Monday, December 30, 2024

Review: Ludwig Fuerbach and the Outcome of Classical German Philosophy by Friedrich Engels

This is a breezy read that starts with Hegel’s philosophical context, and traces the development of philosophical thought through Fuerbach to Marx. It fits a similar niche as Plekhanov’s The Development of the Monist View of History (1895), except that Plekhanov starts earlier and ends later (from 18th century French materialists to Plekhanov’s contemporaries), and comes in at something like six times the length. Engels’s chapter on Hegel is an excellent overview, and although his chapter on Marx’s historical materialism doesn’t have too much that can’t be found elsewhere, is clear and elegant and to the point. It is perhaps noteworthy that Engels introduces the dialectics of nature before he shows how dialectics applies to history.
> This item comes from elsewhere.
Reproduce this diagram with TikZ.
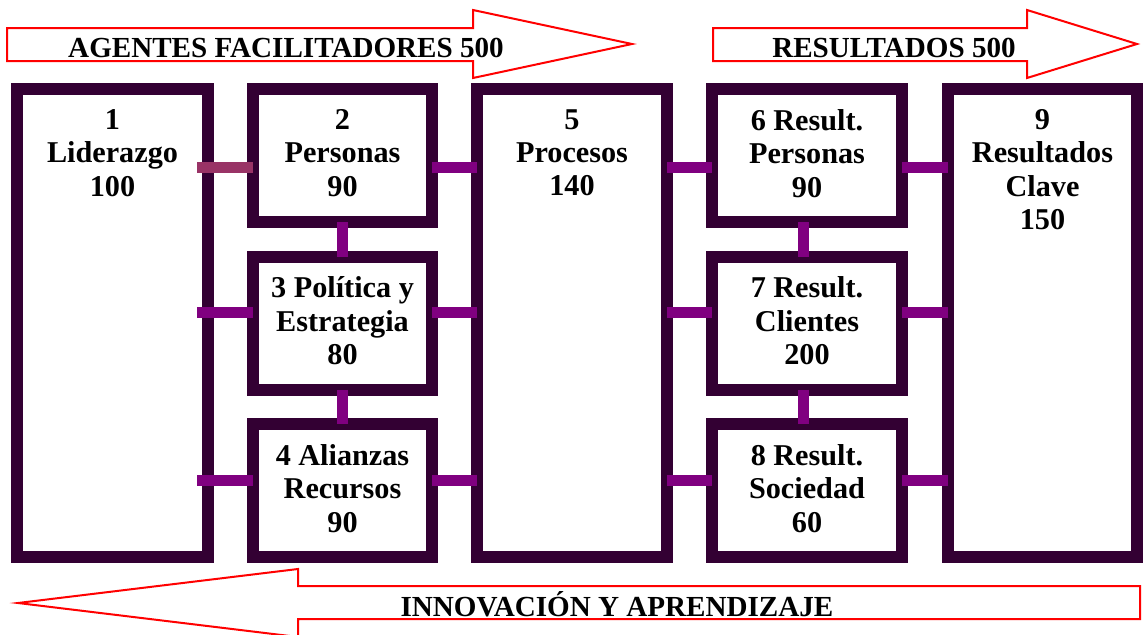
\documentclass[tikz,border=0pt]{standalone}
\usepackage{fontspec}
\setmainfont{Liberation Serif}
\usetikzlibrary{positioning}
\definecolor{borde}{HTML}{330033}
\definecolor{morado}{HTML}{800080}
\definecolor{malva}{HTML}{993366}

\begin{document}
\begin{tikzpicture}[node distance=0.8625cm and 1.125cm,
  caja/.style={draw=borde, line width=0.3cm, fill=white, inner sep=0pt, outer sep=0pt, minimum width=4.75cm},
  alta/.style={caja, minimum height=11.7cm},
  baja/.style={caja, minimum height=3.325cm},
  txt/.style={font=\fontsize{21.5}{23.8}\selectfont\bfseries, align=center, inner sep=0pt},
  rotulo/.style={font=\fontsize{20.7}{23}\selectfont\bfseries, inner sep=0pt, anchor=base},
  enlace/.style={draw=morado, line width=0.275cm},
  flecha/.style={draw=red, line width=0.05cm, fill=white}]
 \useasboundingbox (0,0) rectangle (28.6,-15.875);

 \draw[flecha] (0.175,-0.7) -- (11.825,-0.7) -- (11.825,-0.25) -- (15.8,-1.1) -- (11.825,-1.95) -- (11.825,-1.525) -- (0.175,-1.525) -- cycle;
 \draw[flecha] (17.825,-0.7) -- (25.675,-0.7) -- (25.675,-0.25) -- (28.425,-1.1) -- (25.675,-1.95) -- (25.675,-1.525) -- (17.825,-1.525) -- cycle;
 \draw[flecha] (28.5,-14.65) -- (7.45,-14.65) -- (7.45,-14.225) -- (0.45,-15.075) -- (7.45,-15.925) -- (7.45,-15.475) -- (28.5,-15.475) -- cycle;
 \node[rotulo] (agentes) at (7.15,-1.425) {AGENTES FACILITADORES 500};
 \node[rotulo] (result) at (22.35,-1.425) {RESULTADOS 500};
 \node[rotulo] (innov) at (15.425,-15.4) {INNOVACIÓN Y APRENDIZAJE};

 \node[alta, anchor=north west, minimum width=4.775cm] (lid) at (0.425,-2.225) {};
 \node[baja, minimum width=4.475cm, right=of lid.north east, anchor=north west] (per) {};
 \node[baja, minimum width=4.475cm, below=of per] (pol) {};
 \node[baja, minimum width=4.475cm, below=of pol] (ali) {};
 \node[alta, right=of per.north east, anchor=north west] (pro) {};
 \node[baja, right=of pro.north east, anchor=north west] (rper) {};
 \node[baja, below=of rper] (rcli) {};
 \node[baja, below=of rcli] (rsoc) {};
 \node[alta, minimum width=4.725cm, right=1.15cm of rper.north east, anchor=north west] (clave) {};

 \node[txt, below=0.5cm of lid.north] (tlid) {1\\Liderazgo\\100};
 \node[txt, below=0.5cm of per.north] (tper) {2\\Personas\\90};
 \node[txt, below=0.5cm of pol.north] (tpol) {3 Política y\\Estrategia\\80};
 \node[txt, below=0.5cm of ali.north] (tali) {4 Alianzas\\Recursos\\90};
 \node[txt, below=0.5cm of pro.north] (tpro) {5\\Procesos\\140};
 \node[txt, below=0.5cm of rper.north] (trper) {6 Result.\\Personas\\90};
 \node[txt, below=0.5cm of rcli.north] (trcli) {7 Result.\\Clientes\\200};
 \node[txt, below=0.5cm of rsoc.north] (trsoc) {8 Result.\\Sociedad\\60};
 \node[txt, below=0.5cm of clave.north] (tclave) {9\\Resultados\\Clave\\150};

 \coordinate (f1) at (0,-4.175);
 \coordinate (f2) at (0,-7.8);
 \coordinate (f3) at (0,-12);

 \draw[enlace, draw=malva] ([xshift=-0.275cm]lid.east |- f1) -- (per.west |- f1);
 \draw[enlace] ([xshift=-0.275cm]lid.east |- f2) -- (pol.west |- f2);
 \draw[enlace] ([xshift=-0.275cm]lid.east |- f3) -- (ali.west |- f3);
 \draw[enlace] (per.east |- f1) -- (pro.west |- f1);
 \draw[enlace] (pol.east |- f2) -- (pro.west |- f2);
 \draw[enlace] (ali.east |- f3) -- (pro.west |- f3);
 \draw[enlace] (pro.east |- f1) -- (rper.west |- f1);
 \draw[enlace] (pro.east |- f2) -- (rcli.west |- f2);
 \draw[enlace] (pro.east |- f3) -- (rsoc.west |- f3);
 \draw[enlace] (rper.east |- f1) -- (clave.west |- f1);
 \draw[enlace] (rcli.east |- f2) -- (clave.west |- f2);
 \draw[enlace] (rsoc.east |- f3) -- (clave.west |- f3);

 \draw[enlace] (per.south) -- (pol.north);
 \draw[enlace] (pol.south) -- (ali.north);
 \draw[enlace] ([xshift=-0.1cm]rper.south) -- ([xshift=-0.1cm]rcli.north);
 \draw[enlace] ([xshift=-0.1cm]rcli.south) -- ([xshift=-0.1cm]rsoc.north);
\end{tikzpicture}
\end{document}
The middle chapters I found less useful. Unlike foes like Proudhon, I do not see clear modern-day versions of Fuerbach. Though I haven’t read him directly, Fuerbach seems to have less depth and rigor compared to Hegel. As a result, understanding the Hegel-Fuerbach-Marx pathway feels like it adds less to my toolkit compared to works that focus on a greater number of thinkers (e.g., Plekhanov, or Losurdo’s historical contextualization of Hegel).

The difference between materialism and idealism and the development of the dialectical method are so important for marxist philosophy. There’s a real need for a modern overview, something with the scope of Plekhanov, but perhaps with more of the conciseness of Engels and some of the practicality of Mao’s On Practice, that teaches the controversies and brings us up to the current era.

Friday, December 20, 2024

Review: True Grit by Charles Portis

I'll remember this book for its lively and distinctive narrator voice, and the way it (unintentionally?) captures so much of the American psyche.

Mattie Ross is headstrong, principled, and speaks in folksy idioms. She narrates her story as if called to the witness stand. She regularly caveats information she knows only secondhand or scenes she cannot recall with great certainty. Those moments she recalls with great precision she states her willingness to swear on. Her narrative voice reflects her worldview: except for her close ties with her family, her relationships with people are largely transactional and her assessment of morality emphasizes its consistence with the law.

Lawful society versus the state of nature is a major theme of the work. Mattie's worldview comes into conflict with her life experience when she underestimates a bandit's willingness to defy her arrest and overpower her physically, thrusting her into a state of nature. In an effort to escape her captors she finds herself in a pit filled with snakes and bats. Forced by necessity, she rips the arm off a corpse (an act she views as unlawful desecration) and fights her way out.

The story itself is quintessentially American, both in the positive and negative sense. Mattie's quest symbolizes the importance of fighting for justice, although it is a retributive justice. Mattie values grit, and because of grit even a trigger-happy and vindictive bad cop may be the key to achieving justice. It's important to live by your principles, and everyone is unscrupulous and out to get you. Perhaps there is a work out there that venerates these positive qualities without also promoting these negative qualities; America is unlikely to fix its problems while instilling True Grit morality.